**Short exercise**. Return each line of the listing below, unchanged, and omit the images.

________________

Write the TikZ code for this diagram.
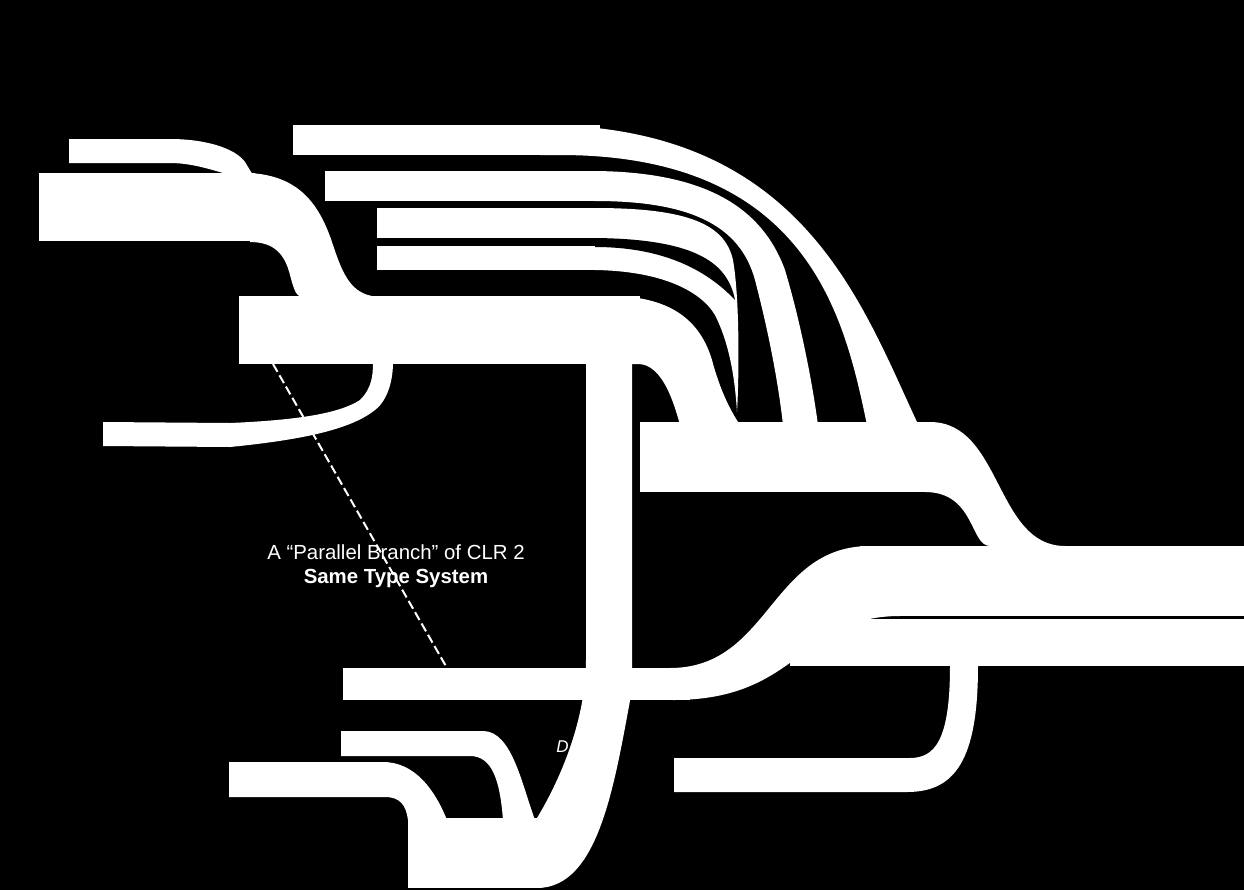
\documentclass[tikz,border=0pt]{standalone}
\usepackage{fontspec}
\setmainfont{Liberation Sans}
\tikzset{
  band/.style={fill=white,draw=none},
  gapfill/.style={fill=black,draw=none},
  lbl/.style={text=white,font=\fontsize{10.2}{12}\selectfont,inner sep=0pt,anchor=base},
  dashline/.style={draw=white,line width=1pt,dash pattern=on 4.5pt off 2pt}
}
\begin{document}
\begin{tikzpicture}[x=0.5pt,y=-0.5pt]
\fill[black] (0,0) rectangle (1244,890);
\useasboundingbox (0,0) rectangle (1244,890);

% A (thin top-left band)
\fill[band] (69,139) -- (170,139) .. controls (205,139) and (235,148) .. (245,162) -- (256,180) -- (240,180) -- (223,173) .. controls (200,166) and (185,163) .. (170,163) -- (69,163) -- cycle;
% B
\fill[band] (39,173) rectangle (255,241);
\fill[band] (250,173) .. controls (300,176) and (320,205) .. (333,245) .. controls (342,272) and (350,292) .. (372,296) -- (372,300) -- (302,300) -- (302,297) .. controls (296,296) and (294,290) .. (290,275) .. controls (285,255) and (275,242) .. (250,242) -- cycle;
% C
\fill[band] (239,296) rectangle (640,364);
% P loop
\fill[band] (103,422) -- (230,423) .. controls (300,420) and (340,413) .. (360,400) .. controls (372,388) and (373,375) .. (373,362) -- (393,362) .. controls (393,380) and (388,400) .. (375,410) .. controls (350,430) and (300,440) .. (230,447) -- (103,446) -- cycle;
% V and K
\fill[band] (586,364) -- (632,364) -- (632,690) .. controls (615,780) and (600,888) .. (537,888) -- (537,818) .. controls (560,780) and (586,720) .. (586,660) -- cycle;
\fill[band] (408,818) rectangle (540,888);
% C-stream into H
\fill[band] (600,296) -- (610,296) .. controls (670,296) and (700,320) .. (712,360) .. controls (720,390) and (730,410) .. (740,425) -- (680,425) .. controls (672,395) and (660,364) .. (638,364) -- (600,364) -- cycle;
% F and G
\fill[band] (377,208) rectangle (600,238);
\fill[band] (377,246) rectangle (600,270);
\fill[band] (595,208) .. controls (690,208) and (725,225) .. (733,260) .. controls (740,300) and (739,380) .. (737,412) .. controls (735,380) and (730,345) .. (715,315) .. controls (700,290) and (660,271) .. (595,270) -- cycle;
\fill[gapfill] (595,238) .. controls (700,239) and (728,265) .. (735,300) .. controls (705,268) and (660,247) .. (595,247) -- cycle;
% E
\fill[band] (325,171) rectangle (600,201);
\fill[band] (595,171) .. controls (705,172) and (762,207) .. (785,270) .. controls (800,320) and (812,380) .. (818,425) -- (783,425) .. controls (778,380) and (768,330) .. (755,280) .. controls (740,225) and (690,201) .. (595,201) -- cycle;
% D
\fill[band] (293,125) rectangle (600,155);
\fill[band] (540,125) .. controls (800,125) and (860,300) .. (917,422) -- (917,425) -- (867,425) .. controls (845,320) and (810,155) .. (560,155) -- (540,155) -- cycle;
% H
\fill[band] (640,422) rectangle (935,492);
\fill[band] (930,422) .. controls (1002,422) and (995,546) .. (1065,546) -- (1065,560) -- (990,560) -- (990,546) .. controls (970,546) and (975,492) .. (925,492) -- cycle;
% L1, L2
\fill[band] (860,546) rectangle (1244,616);
\fill[band] (790,619) rectangle (1244,666);
% J and S
\fill[band] (343,668) rectangle (690,700);
\fill[band] (670,668) .. controls (770,668) and (770,546) .. (870,546) -- (900,546) -- (900,616) .. controls (800,616) and (800,700) .. (673,700) -- cycle;
% W and M
\fill[band] (674,758) -- (910,758) .. controls (935,758) and (950,740) .. (950,666) -- (978,666) .. controls (978,760) and (955,792) .. (907,792) -- (674,792) -- cycle;
% N
\fill[band] (341,731) -- (483,731) .. controls (512,731) and (522,785) .. (535,820) -- (503,820) .. controls (500,780) and (492,756) .. (470,756) -- (341,756) -- cycle;
% O
\fill[band] (229,762) -- (383,762) .. controls (415,762) and (435,790) .. (447,820) -- (408,820) .. controls (406,805) and (400,797) .. (385,797) -- (229,797) -- cycle;

% dashed line
\coordinate (dashA) at (273,364);
\coordinate (dashB) at (447,668);
\draw[dashline] (dashA) -- (dashB);

% labels
\node[lbl] (branch) at (396,559) {A “Parallel Branch” of CLR 2};
\node[lbl,font=\fontsize{10.2}{12}\selectfont\bfseries] (types) at (396,583) {Same Type System};
\node[lbl,anchor=base west,font=\fontsize{8.5}{10}\selectfont\itshape] (dlabel) at (556,752) {D};
\end{tikzpicture}
\end{document}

________________

**Answer to this problem**.
Write the TikZ code for this diagram.
\documentclass[tikz,border=0pt]{standalone}
\usepackage{fontspec}
\setmainfont{Liberation Sans}
\tikzset{
  band/.style={fill=white,draw=none},
  gapfill/.style={fill=black,draw=none},
  lbl/.style={text=white,font=\fontsize{10.2}{12}\selectfont,inner sep=0pt,anchor=base},
  dashline/.style={draw=white,line width=1pt,dash pattern=on 4.5pt off 2pt}
}
\begin{document}
\begin{tikzpicture}[x=0.5pt,y=-0.5pt]
\fill[black] (0,0) rectangle (1244,890);
\useasboundingbox (0,0) rectangle (1244,890);

% A (thin top-left band)
\fill[band] (69,139) -- (170,139) .. controls (205,139) and (235,148) .. (245,162) -- (256,180) -- (240,180) -- (223,173) .. controls (200,166) and (185,163) .. (170,163) -- (69,163) -- cycle;
% B
\fill[band] (39,173) rectangle (255,241);
\fill[band] (250,173) .. controls (300,176) and (320,205) .. (333,245) .. controls (342,272) and (350,292) .. (372,296) -- (372,300) -- (302,300) -- (302,297) .. controls (296,296) and (294,290) .. (290,275) .. controls (285,255) and (275,242) .. (250,242) -- cycle;
% C
\fill[band] (239,296) rectangle (640,364);
% P loop
\fill[band] (103,422) -- (230,423) .. controls (300,420) and (340,413) .. (360,400) .. controls (372,388) and (373,375) .. (373,362) -- (393,362) .. controls (393,380) and (388,400) .. (375,410) .. controls (350,430) and (300,440) .. (230,447) -- (103,446) -- cycle;
% V and K
\fill[band] (586,364) -- (632,364) -- (632,690) .. controls (615,780) and (600,888) .. (537,888) -- (537,818) .. controls (560,780) and (586,720) .. (586,660) -- cycle;
\fill[band] (408,818) rectangle (540,888);
% C-stream into H
\fill[band] (600,296) -- (610,296) .. controls (670,296) and (700,320) .. (712,360) .. controls (720,390) and (730,410) .. (740,425) -- (680,425) .. controls (672,395) and (660,364) .. (638,364) -- (600,364) -- cycle;
% F and G
\fill[band] (377,208) rectangle (600,238);
\fill[band] (377,246) rectangle (600,270);
\fill[band] (595,208) .. controls (690,208) and (725,225) .. (733,260) .. controls (740,300) and (739,380) .. (737,412) .. controls (735,380) and (730,345) .. (715,315) .. controls (700,290) and (660,271) .. (595,270) -- cycle;
\fill[gapfill] (595,238) .. controls (700,239) and (728,265) .. (735,300) .. controls (705,268) and (660,247) .. (595,247) -- cycle;
% E
\fill[band] (325,171) rectangle (600,201);
\fill[band] (595,171) .. controls (705,172) and (762,207) .. (785,270) .. controls (800,320) and (812,380) .. (818,425) -- (783,425) .. controls (778,380) and (768,330) .. (755,280) .. controls (740,225) and (690,201) .. (595,201) -- cycle;
% D
\fill[band] (293,125) rectangle (600,155);
\fill[band] (540,125) .. controls (800,125) and (860,300) .. (917,422) -- (917,425) -- (867,425) .. controls (845,320) and (810,155) .. (560,155) -- (540,155) -- cycle;
% H
\fill[band] (640,422) rectangle (935,492);
\fill[band] (930,422) .. controls (1002,422) and (995,546) .. (1065,546) -- (1065,560) -- (990,560) -- (990,546) .. controls (970,546) and (975,492) .. (925,492) -- cycle;
% L1, L2
\fill[band] (860,546) rectangle (1244,616);
\fill[band] (790,619) rectangle (1244,666);
% J and S
\fill[band] (343,668) rectangle (690,700);
\fill[band] (670,668) .. controls (770,668) and (770,546) .. (870,546) -- (900,546) -- (900,616) .. controls (800,616) and (800,700) .. (673,700) -- cycle;
% W and M
\fill[band] (674,758) -- (910,758) .. controls (935,758) and (950,740) .. (950,666) -- (978,666) .. controls (978,760) and (955,792) .. (907,792) -- (674,792) -- cycle;
% N
\fill[band] (341,731) -- (483,731) .. controls (512,731) and (522,785) .. (535,820) -- (503,820) .. controls (500,780) and (492,756) .. (470,756) -- (341,756) -- cycle;
% O
\fill[band] (229,762) -- (383,762) .. controls (415,762) and (435,790) .. (447,820) -- (408,820) .. controls (406,805) and (400,797) .. (385,797) -- (229,797) -- cycle;

% dashed line
\coordinate (dashA) at (273,364);
\coordinate (dashB) at (447,668);
\draw[dashline] (dashA) -- (dashB);

% labels
\node[lbl] (branch) at (396,559) {A “Parallel Branch” of CLR 2};
\node[lbl,font=\fontsize{10.2}{12}\selectfont\bfseries] (types) at (396,583) {Same Type System};
\node[lbl,anchor=base west,font=\fontsize{8.5}{10}\selectfont\itshape] (dlabel) at (556,752) {D};
\end{tikzpicture}
\end{document}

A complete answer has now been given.